In her letter (The Capital, Oct. 27), Janet Richardson-Pearson, the owner of Crystal Spring Farm and Mas Que Farm, disparages those opposed to the site’s proposed development by casting aspersions on opponents’ truthfulness.
The statements made by the opponents are sourced primarily from the voluminous public filings made by Richardson-Pearson and the developers.
Regarding forest loss and the resultant increase in impervious surfaces leading to more stormwater runoff: Their own filings with the city, dated July 25, show that 39.5 acres of priority forest would be cleared and only 14.65 acres would be replanted.
The developers pledged from the start to reforest 100 percent of the forest that would be cleared but have now broken that promise. More than 50 acres of land would be developed under these plans.
By law, minimum stormwater management requirements must be met. Their pledge to retain or treat 100 percent of the stormwater on the site and not increase pollutant loads is not reflected in their filings.
Her letter attempts to minimize traffic concerns by alluding only to the 383-unit senior facilities. Actually there is at least one plan for her retained property that would clear 12 more acres of priority forest to build as many as 144 non-age-restricted homes.

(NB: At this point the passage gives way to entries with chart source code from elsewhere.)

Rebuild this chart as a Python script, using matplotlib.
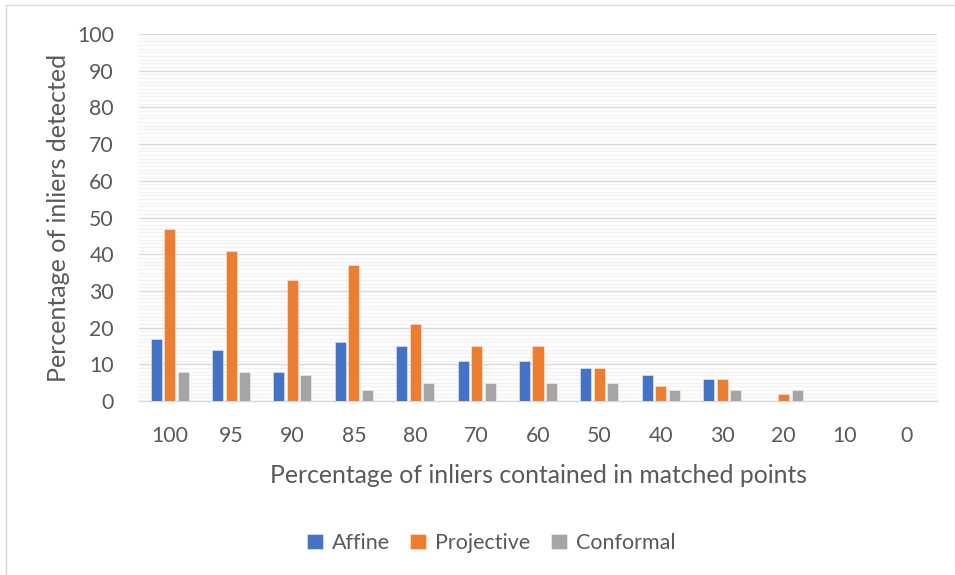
import matplotlib
matplotlib.use("Agg")
import matplotlib.pyplot as plt
import numpy as np
from matplotlib.patches import Rectangle

categories = ["100", "95", "90", "85", "80", "70", "60", "50", "40", "30", "20", "10", "0"]
affine = [17, 14, 8, 16, 15, 11, 11, 9, 7, 6, 0, 0, 0]
projective = [47, 41, 33, 37, 21, 15, 15, 9, 4, 6, 2, 0, 0]
conformal = [8, 8, 7, 3, 5, 5, 5, 5, 3, 3, 3, 0, 0]
series_names = ["Affine", "Projective", "Conformal"]
colors = ["#4472C4", "#ED7D31", "#A5A5A5"]

plt.rcParams["font.family"] = ["Lato", "DejaVu Sans"]
text_color = "#595959"

fig = plt.figure(figsize=(9.55, 5.75), dpi=100)
ax = fig.add_axes([139 / 955, 1 - 401 / 575, (937 - 139) / 955, (401 - 34) / 575])

# chart border
fig.patches.append(Rectangle((6 / 955, -0.01), 1.0, 1 - 5 / 575 + 0.01,
                             transform=fig.transFigure, fill=False,
                             edgecolor="#D9D9D9", linewidth=1.0))

x = np.arange(len(categories))
width = 0.18
step = 0.22
for i, (vals, name, c) in enumerate(zip([affine, projective, conformal], series_names, colors)):
    ax.bar(x + (i - 1) * step, vals, width, color=c, label=name,
           edgecolor=matplotlib.colors.to_rgba("white", 0.5), linewidth=0.6, zorder=3)

ax.set_xlim(-0.5, len(categories) - 0.5)
ax.set_ylim(0, 100)
ax.set_yticks(np.arange(0, 101, 10))
ax.set_yticks(np.arange(0, 101, 1), minor=True)
ax.grid(which="minor", axis="y", color="#F2F2F2", linewidth=1.0, zorder=0)
ax.grid(which="major", axis="y", color="#D9D9D9", linewidth=1.0, zorder=1)
ax.set_xticks(x)
ax.set_xticklabels(categories)

for s in ["top", "right", "left"]:
    ax.spines[s].set_visible(False)
ax.spines["bottom"].set_color("#D9D9D9")
ax.spines["bottom"].set_linewidth(1.0)
ax.tick_params(axis="both", which="both", length=0, colors=text_color, labelsize=15.3)
ax.tick_params(axis="y", pad=18)
ax.tick_params(axis="x", pad=18)

ax.set_xlabel("Percentage of inliers contained in matched points", fontsize=17.8,
              color=text_color, labelpad=13)
ax.set_ylabel("Percentage of inliers detected", fontsize=18, color=text_color, labelpad=5)

leg = fig.legend(loc="center", bbox_to_anchor=(491 / 955, 1 - 543 / 575), ncol=3,
                 frameon=False, fontsize=15.5, handlelength=0.75, handleheight=0.75,
                 columnspacing=0.95, handletextpad=0.4)
for t in leg.get_texts():
    t.set_color(text_color)

fig.savefig("out.png", dpi=100)
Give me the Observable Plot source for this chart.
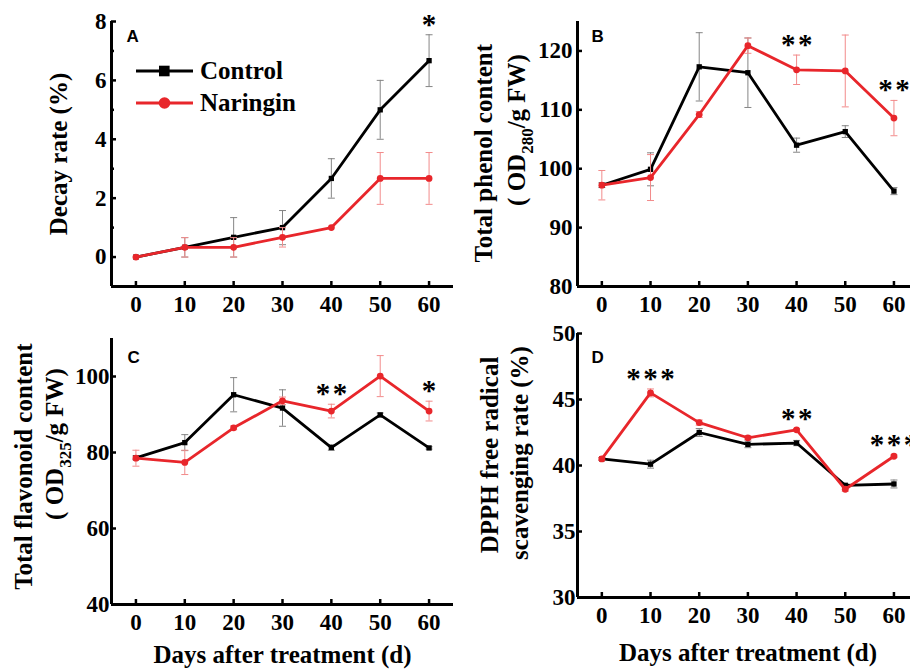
<!DOCTYPE html>
<html><head><meta charset="utf-8">
<script src="https://cdn.jsdelivr.net/npm/d3@7"></script>
<script src="https://cdn.jsdelivr.net/npm/@observablehq/plot@0.6"></script>
<style>
html,body{margin:0;padding:0;background:#fff;}
#root{position:relative;width:910px;height:671px;overflow:hidden;background:#fff;}
.cell{position:absolute;}
</style></head><body><div id="root"></div>
<script>
// ---------- data ----------
const days = [0, 10, 20, 30, 40, 50, 60];
const seriesNames = ["Control", "Naringin"];

// A: Decay rate (%)
const ctrlA = [0, 0.33, 0.67, 1.0, 2.67, 5.0, 6.67];
const ctrlAErr = [0, 0.33, 0.67, 0.58, 0.67, 1.0, 0.88];
const narA = [0, 0.33, 0.33, 0.67, 1.0, 2.67, 2.67];
const narAErr = [0, 0.33, 0.33, 0.33, 0, 0.88, 0.88];
const starsA = [{day: 60, label: "*"}];
const yTicksA = [0, 2, 4, 6, 8];
const yMinorA = [1, 3, 5, 7];

// B: Total phenol content
const ctrlB = [97.2, 99.9, 117.3, 116.3, 104.0, 106.3, 96.2];
const ctrlBErr = [0.4, 2.8, 5.8, 5.9, 1.2, 1.0, 0.6];
const narB = [97.2, 98.5, 109.2, 120.9, 116.8, 116.6, 108.6];
const narBErr = [2.5, 3.9, 0.5, 1.3, 2.5, 6.1, 3.0];
const starsB = [{day: 40, label: "**"}, {day: 60, label: "**"}];
const yTicksB = [80, 90, 100, 110, 120];

// C: Total flavonoid content
const ctrlC = [78.6, 82.6, 95.2, 91.7, 81.3, 89.9, 81.2];
const ctrlCErr = [0.5, 2.1, 4.5, 4.8, 0.7, 0.5, 0.3];
const narC = [78.5, 77.4, 86.5, 93.6, 90.9, 100.1, 90.9];
const narCErr = [2.1, 3.2, 0.5, 1.0, 1.8, 5.4, 2.6];
const starsC = [{day: 40, label: "**"}, {day: 60, label: "*"}];
const yTicksC = [40, 60, 80, 100];

// D: DPPH free radical scavenging rate (%)
const ctrlD = [40.5, 40.1, 42.5, 41.6, 41.7, 38.5, 38.6];
const ctrlDErr = [0.1, 0.3, 0.3, 0.25, 0.2, 0.1, 0.3];
const narD = [40.5, 45.5, 43.25, 42.1, 42.7, 38.2, 40.7];
const narDErr = [0.1, 0.3, 0.2, 0.15, 0.1, 0.15, 0.1];
const starsD = [{day: 10, label: "***"}, {day: 40, label: "**"}, {day: 60, label: "***"}];
const yTicksD = [30, 35, 40, 45, 50];

// ---------- style ----------
const RED = "#e8262b";
const CTRL_ERR = "#858585";
const NAR_ERR = "#f28b8b";
const SERIF = "'Liberation Serif','Times New Roman',serif";
const SANS = "'Liberation Sans',Arial,sans-serif";
const cap = {draw(ctx, size) { const r = Math.sqrt(size / Math.PI); ctx.moveTo(-r, 0); ctx.lineTo(r, 0); }};

function rows(vals, errs) { return days.map((d, i) => ({day: d, v: vals[i], e: errs[i]})); }

function errMarks(R, color) {
  const E = R.filter(d => d.e > 0);
  return [
    Plot.ruleX(E, {x: "day", y1: d => d.v - d.e, y2: d => d.v + d.e, stroke: color, strokeWidth: 1}),
    Plot.dot(E, {x: "day", y: d => d.v + d.e, symbol: cap, r: 3.5, stroke: color, strokeWidth: 1, fill: "none"}),
    Plot.dot(E, {x: "day", y: d => d.v - d.e, symbol: cap, r: 3.5, stroke: color, strokeWidth: 1, fill: "none"})
  ];
}

function panel(cfg) {
  const C = rows(cfg.ctrl, cfg.ctrlErr), N = rows(cfg.nar, cfg.narErr);
  const starRows = cfg.stars.map(s => {
    const i = days.indexOf(s.day);
    return {day: s.day, label: s.label, y: Math.max(cfg.ctrl[i] + cfg.ctrlErr[i], cfg.nar[i] + cfg.narErr[i])};
  });
  const marks = [
    ...errMarks(C, CTRL_ERR),
    Plot.line(C, {x: "day", y: "v", stroke: "#000", strokeWidth: 2.8}),
    Plot.dot(C, {x: "day", y: "v", symbol: "square", r: 3, fill: "#000", stroke: "none"}),
    ...errMarks(N, NAR_ERR),
    Plot.line(N, {x: "day", y: "v", stroke: RED, strokeWidth: 2.8}),
    Plot.dot(N, {x: "day", y: "v", symbol: "circle", r: 3.4, fill: RED, stroke: "none"}),
    Plot.ruleY([cfg.yDomain[0]], {stroke: "#000", strokeWidth: 3}),
    Plot.ruleX([cfg.xDomain[0]], {stroke: "#000", strokeWidth: 3}),
    Plot.axisX({ticks: days, tickSize: -5, tickPadding: 14, strokeWidth: 2.5, label: null,
      fontSize: 23, fontWeight: "bold", fontFamily: SERIF}),
    Plot.axisY({ticks: cfg.yTicks, tickSize: -5, tickPadding: cfg.yPad, strokeWidth: 2.5, label: null,
      fontSize: 23, fontWeight: "bold", fontFamily: SERIF}),
    Plot.text(starRows, {x: "day", y: "y", text: "label", lineAnchor: "bottom", dy: -1, dx: 1.3,
      fontSize: 29, fontWeight: "bold", fontFamily: SERIF, fill: "#000"}),
    Plot.text([cfg.letter], {frameAnchor: "top-left", text: d => d, dx: cfg.letterDx, dy: cfg.letterDy,
      textAnchor: "start", lineAnchor: "middle", fontFamily: SANS, fontWeight: "bold", fontSize: 17, fill: "#000"})
  ];
  if (cfg.yMinor) marks.push(Plot.axisY({ticks: cfg.yMinor, tickSize: -3, tickFormat: () => "", strokeWidth: 2.5, label: null}));
  const svg = Plot.plot({
    width: cfg.width, height: cfg.height,
    marginTop: cfg.m[0], marginRight: cfg.m[1], marginBottom: cfg.m[2], marginLeft: cfg.m[3],
    x: {type: "linear", domain: cfg.xDomain},
    y: {type: "linear", domain: cfg.yDomain},
    style: {background: "transparent", overflow: "visible", fontFamily: SERIF, fontWeight: "bold", fontSize: "23px", color: "#000"},
    marks
  });
  // wider gaps between significance asterisks
  d3.select(svg).selectAll("text").filter(function() { return /^\*+$/.test(this.textContent); })
    .attr("letter-spacing", 2.5);
  const div = document.createElement("div");
  div.className = "cell";
  div.style.left = cfg.left + "px";
  div.style.top = cfg.top + "px";
  div.appendChild(svg);
  document.getElementById("root").appendChild(div);
  return svg;
}

function vtitle(svg, x, y, parts) {
  const t = d3.select(svg).append("text")
    .attr("transform", `translate(${x},${y}) rotate(-90)`)
    .attr("text-anchor", "middle").attr("font-family", SERIF).attr("font-weight", "bold")
    .attr("font-size", 25).attr("fill", "#000");
  let shifted = false;
  for (const p of parts) {
    const s = t.append("tspan").text(p.t);
    if (p.sub) { s.attr("font-size", 17).attr("dy", 8); shifted = true; }
    else if (shifted) { s.attr("dy", -8); shifted = false; }
  }
}
function htitle(svg, x, y, text) {
  d3.select(svg).append("text").attr("x", x).attr("y", y)
    .attr("text-anchor", "middle").attr("font-family", SERIF).attr("font-weight", "bold")
    .attr("font-size", 25).attr("fill", "#000").text(text);
}

// ---------- panels ----------
const svgA = panel({left: 0, top: 0, width: 455, height: 330, m: [21, 2, 44, 111],
  xDomain: [-5, 65], yDomain: [-1, 8], yTicks: yTicksA, yMinor: yMinorA, yPad: 10,
  ctrl: ctrlA, ctrlErr: ctrlAErr, nar: narA, narErr: narAErr, stars: starsA,
  letter: "A", letterDx: 15, letterDy: 15});
const svgB = panel({left: 455, top: 0, width: 455, height: 330, m: [21, 0, 44, 122],
  xDomain: [-5, 63.4], yDomain: [80, 125], yTicks: yTicksB, yPad: 10,
  ctrl: ctrlB, ctrlErr: ctrlBErr, nar: narB, narErr: narBErr, stars: starsB,
  letter: "B", letterDx: 14, letterDy: 15});
const svgC = panel({left: 0, top: 330, width: 455, height: 341, m: [8, 2, 67, 111],
  xDomain: [-5, 65], yDomain: [40, 110], yTicks: yTicksC, yPad: 7,
  ctrl: ctrlC, ctrlErr: ctrlCErr, nar: narC, narErr: narCErr, stars: starsC,
  letter: "C", letterDx: 16, letterDy: 19.5});
const svgD = panel({left: 455, top: 330, width: 455, height: 341, m: [3, 0, 74, 122],
  xDomain: [-5, 63.4], yDomain: [30, 50], yTicks: yTicksD, yPad: 7,
  ctrl: ctrlD, ctrlErr: ctrlDErr, nar: narD, narErr: narDErr, stars: starsD,
  letter: "D", letterDx: 14, letterDy: 24.5});

// ---------- axis titles ----------
vtitle(svgA, 66.5, 154, [{t: "Decay rate (%)"}]);
vtitle(svgB, 36.7, 153.3, [{t: "Total phenol content"}]);
vtitle(svgB, 69.5, 130, [{t: "( OD"}, {t: "280", sub: true}, {t: "/g FW)"}]);
vtitle(svgC, 31.5, 136.7, [{t: "Total flavonoid content"}]);
vtitle(svgC, 63, 114, [{t: "( OD"}, {t: "325", sub: true}, {t: "/g FW)"}]);
vtitle(svgD, 43, 125, [{t: "DPPH free radical"}]);
vtitle(svgD, 72.5, 123, [{t: "scavenging rate (%)"}]);
htitle(svgC, 282.5, 333, "Days after treatment (d)");
htitle(svgD, 293, 331, "Days after treatment (d)");

// ---------- legend (panel A) ----------
const lg = d3.select(svgA).append("g");
[[seriesNames[0], "#000", "square", 71], [seriesNames[1], RED, "circle", 103]].forEach(([name, color, sym, y]) => {
  lg.append("line").attr("x1", 136).attr("x2", 193).attr("y1", y).attr("y2", y)
    .attr("stroke", color).attr("stroke-width", 3);
  if (sym === "square") lg.append("rect").attr("x", 159).attr("y", y - 5.3).attr("width", 10.6).attr("height", 10.6).attr("fill", color);
  else lg.append("circle").attr("cx", 164.5).attr("cy", y).attr("r", 5.8).attr("fill", color);
  lg.append("text").attr("x", 200).attr("y", y + 8).attr("text-anchor", "start")
    .attr("font-family", SERIF).attr("font-weight", "bold")
    .attr("font-size", 25).attr("fill", "#000").text(name);
});
</script></body></html>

She states that 122 acres will be preserved. In reality, a conservation easement on the 75-acre equestrian center is required, but draft easement language would allow development of that acreage for any agricultural use, including buildings, parking lots — even a hog farm, if she chose.
Richard-Pearson leaves out that during the 2005 debate over annexation, she submitted a concept plan showing sketches, which still exist, of 3-to-5-acre farmettes preserving the equestrian nature of her properties, while allowing some commercial or retail development near Forest Drive.